На следующий день приходят еще два блока фотографий. И почти все они сопровождены записями, сделанными когда-то мамой Алексея – Зоей Ивановной. Я рассматриваю внимательно фотографии, сверяюсь с текстом, напечатанным на отдельном листе, и вдруг, о, боже! Ведь это Мила с мамой – тетей Любой, ведь это Мила Тихомирова! Я нахожу вчерашнюю фотографию, в связи с которой у меня возникли сомнения, что это Коноваловы, и вижу, что мужчина, сидящий между двумя женщинами, это Анатолий Андреевич Тихомиров, а справа, прижавшись к нему, сидит Любовь Николаевна, тетя Люба – родители моей подруги.
Я долго не могла придти в себя, волнение охватило меня с головы до пят, как я писала вечером Алексею. В ход пошли валидол, корвалол. Все осмыслила только далеко заполночь. Ведь одно дело – далекие-далекие воспоминания, а другое – сегодняшнее восприятие, пусть даже по фотографиям, образов дорогих тебе людей. Одно жалко: осознание настоящих человеческих ценностей приходит поздно, иногда слишком поздно, когда уже невозможно вернуть утраченное.

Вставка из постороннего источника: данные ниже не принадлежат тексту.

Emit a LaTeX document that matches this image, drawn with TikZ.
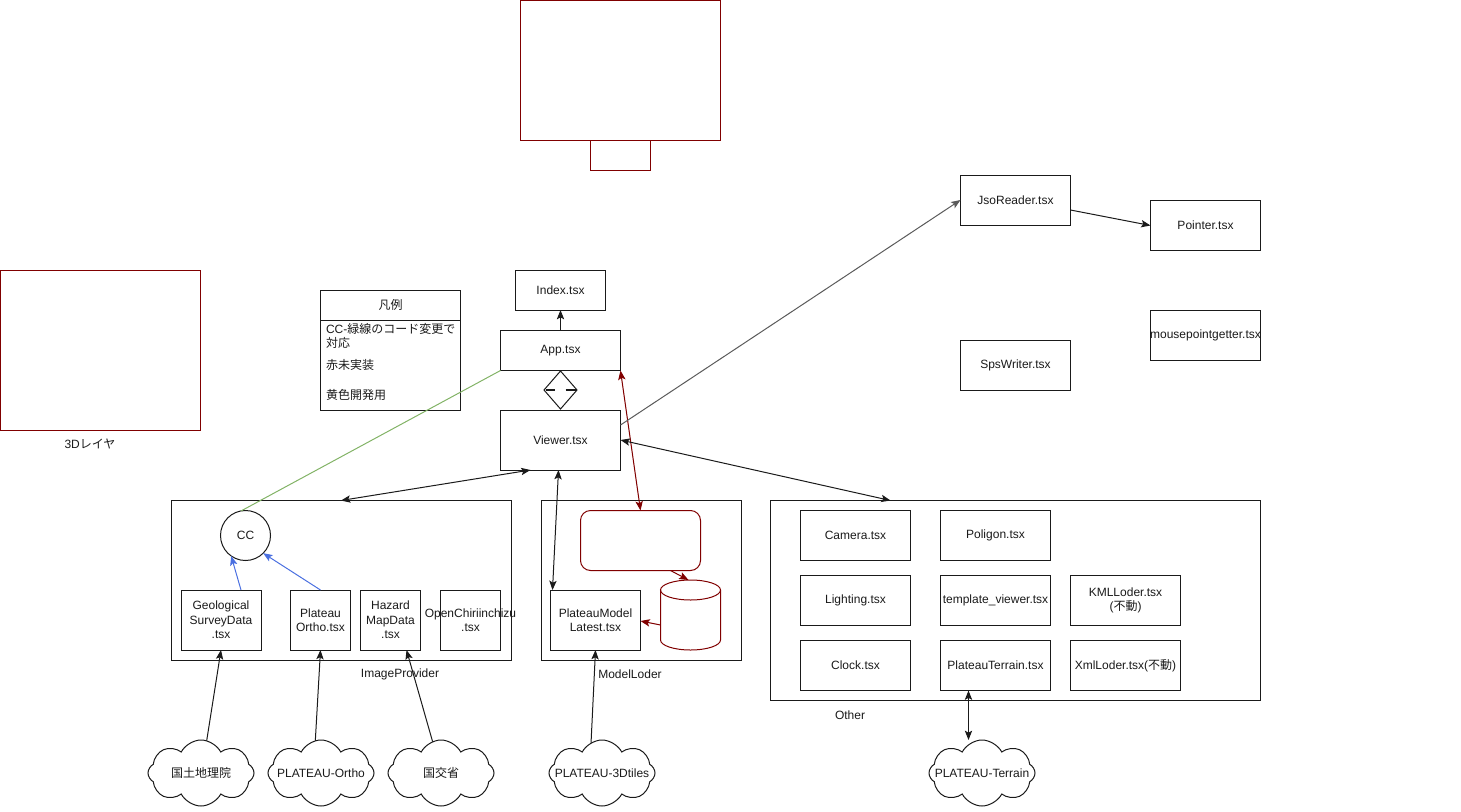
\documentclass[tikz,border=0pt]{standalone}
\usepackage{fontspec}
\setmainfont{Liberation Sans}
\newfontfamily\jpfont{Noto Sans CJK JP}
\usetikzlibrary{arrows.meta,shapes.geometric,shapes.symbols,calc}
\definecolor{darkred}{HTML}{800000}
\definecolor{ccgreen}{HTML}{82B366}
\definecolor{linkblue}{HTML}{4A6FE0}
\definecolor{linkgray}{HTML}{5A5A5A}
\definecolor{ink}{HTML}{1A1A1A}

\begin{document}
\begin{tikzpicture}[x=0.75pt,y=-0.75pt,
  every node/.style={font=\fontsize{9pt}{10.8pt}\selectfont, inner sep=0pt, outer sep=0pt, text=ink},
  w/.style={minimum width=#1*0.75pt},
  h/.style={minimum height=#1*0.75pt},
  box/.style={draw=ink, line width=0.75pt, rectangle, align=center},
  redbox/.style={draw=darkred, line width=0.75pt, rectangle},
  conn/.style={draw=ink, line width=0.75pt, -{Stealth[length=7pt,width=5.5pt,inset=1.5pt]}},
  biconn/.style={draw=ink, line width=0.75pt, {Stealth[length=7pt,width=5.5pt,inset=1.5pt]}-{Stealth[length=7pt,width=5.5pt,inset=1.5pt]}},
  source/.style={cloud, cloud puffs=8, cloud puff arc=125, cloud ignores aspect, draw=ink, line width=0.75pt, minimum width=106*0.75pt, minimum height=66*0.75pt}
]
\useasboundingbox (0,0) rectangle (1461,811);

% unimplemented frames (red)
\node[redbox, w=200, h=140] (topframe) at (620.5,70) {};
\node[redbox, w=60, h=30] (toptab) at (620.5,155) {};
\node[redbox, w=200, h=160] (layer3d) at (100,350) {};
\node (layer3dlabel) at (90,444) {3D{\jpfont レイヤ}};

% legend
\node[box, w=140, h=120] (legend) at (390.5,350.5) {};
\draw[ink, line width=0.75pt] ($(legend.north west)+(0,30)$) -- ($(legend.north east)+(0,30)$);
\node (legendtitle) at (390.5,305) {\jpfont 凡例};
\node[anchor=west, align=left] (legendcc) at (326,336) {CC-{\jpfont 緑線のコード変更で}\\{\jpfont 対応}};
\node[anchor=west] (legendred) at (326,365) {\jpfont 赤未実装};
\node[anchor=west] (legendyellow) at (326,395) {\jpfont 黄色開発用};

% main chain
\node[box, w=90, h=40] (idx) at (560.5,290) {Index.tsx};
\node[box, w=120, h=40] (app) at (560.5,350.5) {App.tsx};
\node[box, w=120, h=60] (viewer) at (560.5,440) {Viewer.tsx};
\node[diamond, draw=ink, line width=0.75pt, w=33, h=38] (dia) at (560.5,390) {};
\draw[ink, line width=2pt] ($(dia.center)+(-15,0)$) -- ($(dia.center)+(-6,0)$);
\draw[ink, line width=2pt] ($(dia.center)+(5,0)$) -- ($(dia.center)+(15,0)$);

% ImageProvider group
\node[box, w=340, h=160] (ip) at (341,580.5) {};
\node (iplabel) at (400,674) {ImageProvider};
\node[draw=ink, line width=0.75pt, circle, minimum size=50*0.75pt] (cc) at (245.5,535.5) {CC};
\node[box, w=80, h=60] (geo) at (221,620) {Geological\\SurveyData\\.tsx};
\node[box, w=60, h=60] (ortho) at (320.5,620) {Plateau\\Ortho.tsx};
\node[box, w=60, h=60] (haz) at (390.5,620) {Hazard\\MapData\\.tsx};
\node[box, w=60, h=60] (ochi) at (470.5,620) {};
\node[align=center] (ochitext) at (ochi.center) {OpenChiriinchizu\\.tsx};

% ModelLoder group
\node[box, w=200, h=160] (ml) at (641,580.5) {};
\node (mllabel) at (630,674) {ModelLoder};
\node[draw=darkred, line width=0.75pt, rounded corners=7.5pt, w=120, h=60] (rr) at (640.5,540.5) {};
\node[w=60, h=70] (cyl) at (690.5,615) {};
\draw[darkred, line width=0.75pt, fill=white]
  ($(cyl.north west)+(0,10)$) -- ($(cyl.south west)+(0,-10)$)
  arc[start angle=180, end angle=360, x radius=22.5pt, y radius=7.5pt]
  -- ($(cyl.north east)+(0,10)$);
\draw[darkred, line width=0.75pt] ($(cyl.north)+(0,10)$) ellipse[x radius=22.5pt, y radius=7.5pt];
\node[box, w=90, h=60] (pml) at (595.5,620) {PlateauModel\\Latest.tsx};

% Other group
\node[box, w=490, h=200] (other) at (1015.5,600.5) {};
\node (otherlabel) at (850,715) {Other};
\node[box, w=110, h=50] (camera) at (855.5,535.5) {Camera.tsx};
\node[box, w=110, h=50] (poligon) at (995.5,535.5) {Poligon.tsx};
\node[box, w=110, h=50] (lighting) at (855.5,600.5) {Lighting.tsx};
\node[box, w=110, h=50] (tview) at (995.5,600.5) {template\_viewer.tsx};
\node[box, w=110, h=50] (kml) at (1125.5,600.5) {KMLLoder.tsx\\({\jpfont 不動})};
\node[box, w=110, h=50] (clock) at (855.5,665.5) {Clock.tsx};
\node[box, w=110, h=50] (pterrain) at (995.5,665.5) {PlateauTerrain.tsx};
\node[box, w=110, h=50] (xml) at (1125.5,665.5) {};
\node (xmltext) at (xml.center) {XmlLoder.tsx({\jpfont 不動})};

% right-hand modules
\node[box, w=110, h=50] (jso) at (1015.5,200) {JsoReader.tsx};
\node[box, w=110, h=50] (pointer) at (1205.5,225.5) {Pointer.tsx};
\node[box, w=110, h=50] (sps) at (1015.5,365) {SpsWriter.tsx};
\node[box, w=110, h=50] (mpg) at (1205.5,335.5) {};
\node (mpgtext) at (mpg.center) {mousepointgetter.tsx};

% data sources
\node[source] (c1) at (201,773) {};
\node (c1text) at (c1.center) {\jpfont 国土地理院};
\node[source] (c2) at (321,773) {};
\node (c2text) at (c2.center) {PLATEAU-Ortho};
\node[source] (c3) at (441,773) {};
\node (c3text) at (c3.center) {\jpfont 国交省};
\node[source] (c4) at (602,773) {};
\node (c4text) at (c4.center) {PLATEAU-3Dtiles};
\node[source] (c5) at (982,773) {};
\node (c5text) at (c5.center) {PLATEAU-Terrain};

% connectors
\draw[conn] (app.north) -- (idx.south);
\draw[ccgreen, line width=0.75pt] (app.south west) -- (cc.100);
\draw[darkred, line width=0.75pt, {Stealth[length=7pt,width=5.5pt,inset=1.5pt]}-{Stealth[length=7pt,width=5.5pt,inset=1.5pt]}] (app.south east) -- (rr.north);
\draw[darkred, line width=0.75pt, -{Stealth[length=7pt,width=5.5pt,inset=1.5pt]}] ($(rr.south)+(30,0)$) -- ($(cyl.north)+(-2,0)$);
\draw[darkred, line width=0.75pt, -{Stealth[length=7pt,width=5.5pt,inset=1.5pt]}] ($(cyl.west)+(0,10)$) -- ($(pml.east)+(0,1)$);
\draw[biconn] ($(viewer.south)+(-30,0)$) -- (ip.north);
\draw[biconn] ($(viewer.south)+(-2,0)$) -- ($(pml.north west)+(2,0)$);
\draw[biconn] (viewer.east) -- ($(other.north west)+(120,0)$);
\draw[conn, draw=linkgray] ($(viewer.east)+(0,-15)$) -- (jso.west);
\draw[conn] ($(jso.east)+(0,10)$) -- (pointer.west);
\draw[conn, draw=linkblue] ($(geo.north)+(20,0)$) -- (cc.235);
\draw[conn, draw=linkblue] (ortho.north) -- (cc.-45);
\draw[conn] (c1.80) -- (geo.south);
\draw[conn] (c2.100) -- (ortho.south);
\draw[conn] (c3.105) -- ($(haz.south)+(16,0)$);
\draw[conn] (c4.110) -- (pml.south);
\draw[biconn] ($(pterrain.south)+(-27,0)$) coordinate (pts) -- (pts |- c5.north);
\end{tikzpicture}
\end{document}
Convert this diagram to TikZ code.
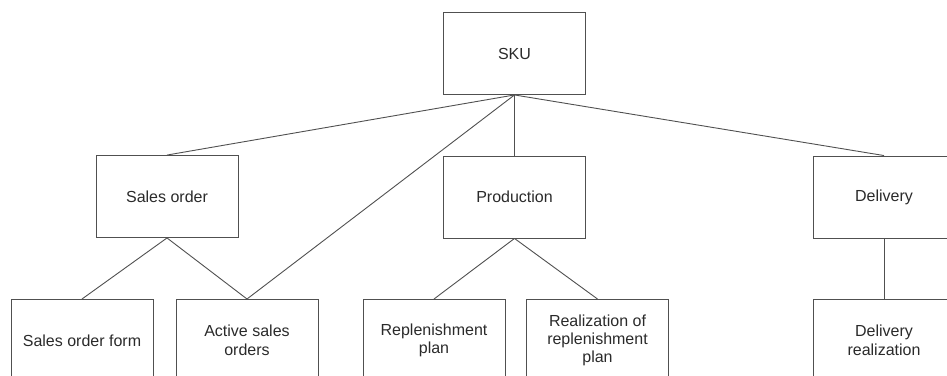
\documentclass[tikz,border=0pt]{standalone}
\usepackage{fontspec}
\setmainfont{Liberation Sans}
\definecolor{linegray}{HTML}{505050}
\definecolor{textgray}{HTML}{2A2A2A}
\begin{document}
\begin{tikzpicture}[x=1pt,y=-1pt,
  box/.style={draw=linegray, line width=0.9pt, minimum width=142pt, minimum height=82pt,
    inner sep=0pt, align=center, text=textgray, font=\fontsize{16}{18.4}\selectfont},
  link/.style={draw=linegray, line width=0.9pt}]
\useasboundingbox (0,0) rectangle (947,375);
\clip (0,0) rectangle (947,375);
\node[box] (sku) at (514.5,53.5) {SKU};
\node[box] (so) at (167,196.5) {Sales order};
\node[box] (prod) at (514.5,197) {Production};
\node[box] (del) at (884,197) {Delivery};
\node[box, anchor=north] (sof) at (82,299) {Sales order form};
\node[box, anchor=north] (aso) at (247,299) {Active sales\\orders};
\node[box, anchor=north] (rep) at (434,299) {Replenishment\\plan};
\node[box, anchor=north] (real) at (597.5,299) {Realization of\\replenishment\\plan};
\node[box, anchor=north] (dr) at (884,299) {Delivery\\realization};
\draw[link] (sku.south) -- (so.north);
\draw[link] (sku.south) -- (aso.north);
\draw[link] (sku.south) -- (prod.north);
\draw[link] (sku.south) -- (del.north);
\draw[link] (so.south) -- (sof.north);
\draw[link] (so.south) -- (aso.north);
\draw[link] (prod.south) -- (rep.north);
\draw[link] (prod.south) -- (real.north);
\draw[link] (del.south) -- (dr.north);
\end{tikzpicture}
\end{document}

Но не менее сильное потрясение ждало меня впереди, когда я начала рассматривать маленькую групповую фотографию и с помощью комментария Алексея обнаружила бабушку Шуру Викулову!!! Да, это мать тети Любы, бабушка Милы. Эта женщина мне особенно дорога. Она на протяжении 7 месяцев с июля 1950 г. по февраль 1951 г. была и моей бабушкой. Она относилась ко мне, как к близкому человеку, много рассказывала о своей жизни, о детях и внуках и научила меня буквально всему, что мне очень понадобилось позднее в самостоятельной жизни.